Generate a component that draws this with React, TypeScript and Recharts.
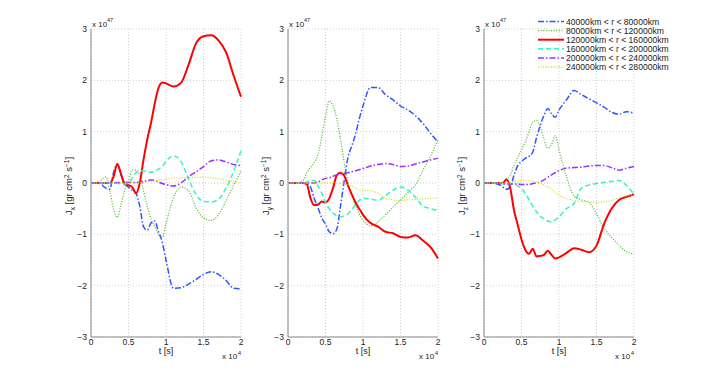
import React from 'react';
import { LineChart, Line, XAxis, YAxis, CartesianGrid, Label, Legend } from 'recharts';

// time in units of 1e4 s
const T = [0, 0.1, 0.2, 0.25, 0.3, 0.35, 0.4, 0.45, 0.5, 0.55, 0.6, 0.65, 0.7, 0.75, 0.8, 0.85, 0.9, 0.95, 1.0, 1.1, 1.2, 1.3, 1.4, 1.5, 1.6, 1.7, 1.8, 1.9, 2.0];

const RANGES = [
  '40000km < r < 80000km',
  '80000km < r < 120000km',
  '120000km < r < 160000km',
  '160000km < r < 200000km',
  '200000km < r < 240000km',
  '240000km < r < 280000km',
];

// Jx, units of 1e47
const jx40 = [0, 0, -0.1, -0.12, 0.2, 0.37, 0.15, 0.0, -0.08, -0.14, -0.2, -0.45, -0.85, -0.92, -0.78, -0.74, -0.95, -1.15, -1.5, -2.05, -2.04, -1.97, -1.88, -1.78, -1.73, -1.78, -1.9, -2.05, -2.06];
const jx80 = [0, 0.02, 0.12, -0.15, -0.5, -0.67, -0.42, -0.15, 0.05, 0.25, 0.25, 0.15, -0.15, -0.45, -0.7, -0.85, -1.0, -1.05, -0.8, -0.28, -0.08, -0.15, -0.48, -0.68, -0.73, -0.62, -0.35, -0.05, 0.24];
const jx120 = [0, 0, 0, 0, 0.12, 0.37, 0.18, -0.02, -0.04, -0.08, -0.2, 0.0, 0.45, 0.85, 1.17, 1.55, 1.85, 1.96, 1.94, 1.88, 1.95, 2.3, 2.72, 2.86, 2.88, 2.78, 2.55, 2.1, 1.68];
const jx160 = [0, 0, 0, 0, 0, 0, -0.02, -0.02, 0.0, 0.1, 0.2, 0.24, 0.24, 0.21, 0.21, 0.23, 0.27, 0.32, 0.42, 0.53, 0.42, 0.08, -0.22, -0.36, -0.37, -0.32, -0.1, 0.22, 0.63];
const jx200 = [0, 0, 0, 0, 0, 0.01, 0.01, 0.01, 0.01, 0.01, 0.01, 0.02, 0.03, 0.05, 0.06, 0.05, 0.02, -0.01, -0.03, -0.06, 0.0, 0.12, 0.22, 0.32, 0.43, 0.45, 0.41, 0.36, 0.34];
const jx240 = [0, 0, 0, 0, 0, 0, 0, 0, 0, 0, 0, 0.005, 0.01, 0.02, 0.03, 0.04, 0.05, 0.06, 0.07, 0.1, 0.1, 0.11, 0.11, 0.11, 0.1, 0.08, 0.06, 0.03, 0.0];

// Jy
const jy40 = [0, 0, 0, -0.02, -0.08, -0.3, -0.48, -0.68, -0.8, -0.95, -0.99, -0.9, -0.45, 0.05, 0.5, 0.72, 0.95, 1.25, 1.5, 1.86, 1.86, 1.72, 1.62, 1.5, 1.42, 1.31, 1.16, 0.97, 0.8];
const jy80 = [0, 0, 0.05, 0.2, 0.3, 0.4, 0.55, 0.9, 1.3, 1.6, 1.5, 1.25, 0.85, 0.4, 0.0, -0.25, -0.43, -0.6, -0.72, -0.84, -0.75, -0.62, -0.47, -0.33, -0.18, -0.03, 0.25, 0.52, 0.85];
const jy120 = [0, 0, 0, -0.02, -0.3, -0.43, -0.42, -0.36, -0.38, -0.3, -0.1, 0.15, 0.2, 0.14, -0.05, -0.22, -0.38, -0.5, -0.62, -0.78, -0.85, -0.95, -0.98, -1.05, -1.06, -1.02, -1.12, -1.25, -1.47];
const jy160 = [0, 0, 0, 0.02, 0.05, 0.05, -0.05, -0.2, -0.38, -0.5, -0.58, -0.64, -0.66, -0.64, -0.6, -0.52, -0.42, -0.34, -0.3, -0.31, -0.34, -0.24, -0.14, -0.08, -0.14, -0.28, -0.45, -0.5, -0.54];
const jy200 = [0, 0, 0, 0, 0, 0, 0.02, 0.06, 0.09, 0.1, 0.13, 0.16, 0.18, 0.19, 0.2, 0.22, 0.24, 0.26, 0.28, 0.33, 0.36, 0.38, 0.36, 0.32, 0.33, 0.37, 0.41, 0.45, 0.48];
const jy240 = [0, 0, 0, 0, 0, 0, 0, 0, 0, 0, 0, 0, -0.01, -0.02, -0.03, -0.06, -0.1, -0.13, -0.14, -0.15, -0.2, -0.3, -0.33, -0.34, -0.33, -0.32, -0.31, -0.3, -0.3];

// Jz
const jz40 = [0, 0, -0.03, -0.08, -0.12, -0.08, 0.15, 0.34, 0.42, 0.48, 0.52, 0.6, 0.88, 1.12, 1.32, 1.45, 1.35, 1.28, 1.42, 1.62, 1.8, 1.72, 1.64, 1.56, 1.48, 1.38, 1.34, 1.39, 1.36];
const jz80 = [0, 0, 0, 0.02, 0.08, 0.15, 0.35, 0.5, 0.65, 0.8, 1.0, 1.18, 1.22, 1.1, 0.85, 0.68, 0.75, 0.92, 0.65, 0.12, -0.25, -0.33, -0.38, -0.6, -0.88, -1.06, -1.21, -1.34, -1.38];
const jz120 = [0, 0, 0, 0, 0.07, -0.1, -0.53, -0.82, -1.1, -1.3, -1.38, -1.28, -1.43, -1.42, -1.4, -1.32, -1.4, -1.47, -1.45, -1.36, -1.27, -1.3, -1.35, -1.22, -0.8, -0.5, -0.33, -0.27, -0.22];
const jz160 = [0, 0, 0, -0.01, -0.02, -0.02, -0.03, -0.06, -0.1, -0.2, -0.32, -0.45, -0.56, -0.65, -0.7, -0.74, -0.76, -0.72, -0.66, -0.5, -0.4, -0.1, -0.04, -0.01, 0.01, 0.03, 0.05, -0.05, -0.22];
const jz200 = [0, 0, -0.01, -0.02, -0.02, -0.02, -0.02, -0.02, -0.03, -0.03, -0.03, -0.01, 0.0, 0.02, 0.06, 0.11, 0.16, 0.2, 0.24, 0.29, 0.3, 0.31, 0.33, 0.34, 0.34, 0.3, 0.25, 0.29, 0.32];
const jz240 = [0, 0, 0, 0, 0, 0, 0.02, 0.04, 0.05, 0.05, 0.04, 0.03, 0.02, 0.0, -0.04, -0.08, -0.13, -0.19, -0.24, -0.3, -0.34, -0.36, -0.37, -0.38, -0.37, -0.34, -0.29, -0.25, -0.22];

const X_TICKS = [0, 0.5, 1, 1.5, 2];
const Y_TICKS = [-3, -2, -1, 0, 1, 2, 3];

const STYLES = [
  { color: '#3355ff', dash: '6 2 1.5 2', width: 1.5 },
  { color: '#55bb33', dash: '1 1.6', width: 1.3 },
  { color: '#ff0000', dash: undefined, width: 2 },
  { color: '#33f5c0', dash: '5 3', width: 1.5 },
  { color: '#9933ff', dash: '6 2 1.5 2', width: 1.5 },
  { color: '#ccdd22', dash: '1 1.6', width: 1.3 },
];

const FONT = '"Liberation Sans", Arial, sans-serif';

const build = (series: number[][]) =>
  T.map((t, i) => {
    const row: Record<string, number> = { t };
    series.forEach((s, k) => (row['s' + k] = s[i]));
    return row;
  });

const fmt = (v: number) => (v < 0 ? '\u2212' + Math.abs(v) : String(v));

function LegendBox() {
  return (
    <svg width={160} height={60}>
      {STYLES.map((s, i) => (
        <g key={i}>
          <line x1={3} x2={29} y1={6.5 + 9.1 * i} y2={6.5 + 9.1 * i} stroke={s.color} strokeWidth={s.width} strokeDasharray={s.dash} />
          <text x={31} y={9.5 + 9.1 * i} fontSize={8.6} fontFamily={FONT} fill="#222">{RANGES[i]}</text>
        </g>
      ))}
    </svg>
  );
}

function Panel({ left, series, comp, legend }: { left: number; series: number[][]; comp: string; legend?: boolean }) {
  const data = build(series);
  const width = legend ? 701 - left : 200;
  return (
    <div style={{ position: 'absolute', left, top: 0 }}>
      <LineChart width={width} height={378} data={data} margin={{ top: 29, right: width - 195, bottom: 11, left: 0 }}>
        <CartesianGrid stroke="#cfcfcf" strokeDasharray="1 2" />
        <XAxis
          dataKey="t"
          type="number"
          domain={[0, 2]}
          ticks={X_TICKS}
          tickFormatter={fmt}
          height={30}
          stroke="#888"
          tickLine={false}
          tickSize={2}
          tickMargin={0}
          tick={{ fontSize: 8.5, fill: '#222', fontFamily: FONT }}
        >
          <Label
            content={({ viewBox }: any) => {
              const { x, y, width: w } = viewBox;
              return (
                <g fontFamily={FONT} fill="#222">
                  <text x={x + w / 2} y={y + 17} fontSize={9} textAnchor="middle">t [s]</text>
                  <text x={x + w - 19} y={y + 22} fontSize={8}>x 10</text>
                  <text x={x + w - 3} y={y + 18} fontSize={5.5}>4</text>
                </g>
              );
            }}
          />
        </XAxis>
        <YAxis
          type="number"
          domain={[-3, 3]}
          ticks={Y_TICKS}
          tickFormatter={fmt}
          width={45}
          stroke="#888"
          tickLine={false}
          tickSize={3}
          tickMargin={1}
          interval={0}
          tick={{ fontSize: 8.5, fill: '#222', fontFamily: FONT }}
        >
          <Label
            content={({ viewBox }: any) => {
              const { x, y, width: w } = viewBox;
              const ax = x + w;
              const cy = 186;
              return (
                <g fontFamily={FONT} fill="#222">
                  <text x={ax + 1} y={y - 2} fontSize={8}>x 10</text>
                  <text x={ax + 16} y={y - 7} fontSize={5.5}>47</text>
                  <text transform={`translate(${ax - 19},${cy}) rotate(-90)`} textAnchor="middle" fontSize={9.5}>
                    J<tspan fontSize={6.5} dy={2.5}>{comp}</tspan>
                    <tspan dy={-2.5}> [gr cm</tspan>
                    <tspan fontSize={6.5} dy={-3.5}>2</tspan>
                    <tspan dy={3.5}> s</tspan>
                    <tspan fontSize={6.5} dy={-3.5}>{'\u22121'}</tspan>
                    <tspan dy={3.5}>]</tspan>
                  </text>
                </g>
              );
            }}
          />
        </YAxis>
        {series.map((_, k) => (
          <Line
            key={k}
            dataKey={'s' + k}
            name={RANGES[k]}
            type="monotone"
            stroke={STYLES[k].color}
            strokeWidth={STYLES[k].width}
            strokeDasharray={STYLES[k].dash}
            dot={false}
            isAnimationActive={false}
          />
        ))}
        {legend && (
          <Legend
            layout="vertical"
            align="center"
            verticalAlign="middle"
            content={() => <LegendBox />}
            wrapperStyle={{ left: 535 - left, top: 15, width: 160 }}
          />
        )}
      </LineChart>
    </div>
  );
}

export default function App() {
  return (
    <div style={{ position: 'absolute', left: 0, top: 0, width: 701, height: 378, background: '#fff' }}>
      <Panel left={46} comp="x" series={[jx40, jx80, jx120, jx160, jx200, jx240]} />
      <Panel left={243} comp="y" series={[jy40, jy80, jy120, jy160, jy200, jy240]} />
      <Panel left={439} comp="z" series={[jz40, jz80, jz120, jz160, jz200, jz240]} legend />
    </div>
  );
}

§ Objective: Look above for every line with the word "React" and copy it.

§ Result:
Generate a component that draws this with React, TypeScript and Recharts.
import React from 'react';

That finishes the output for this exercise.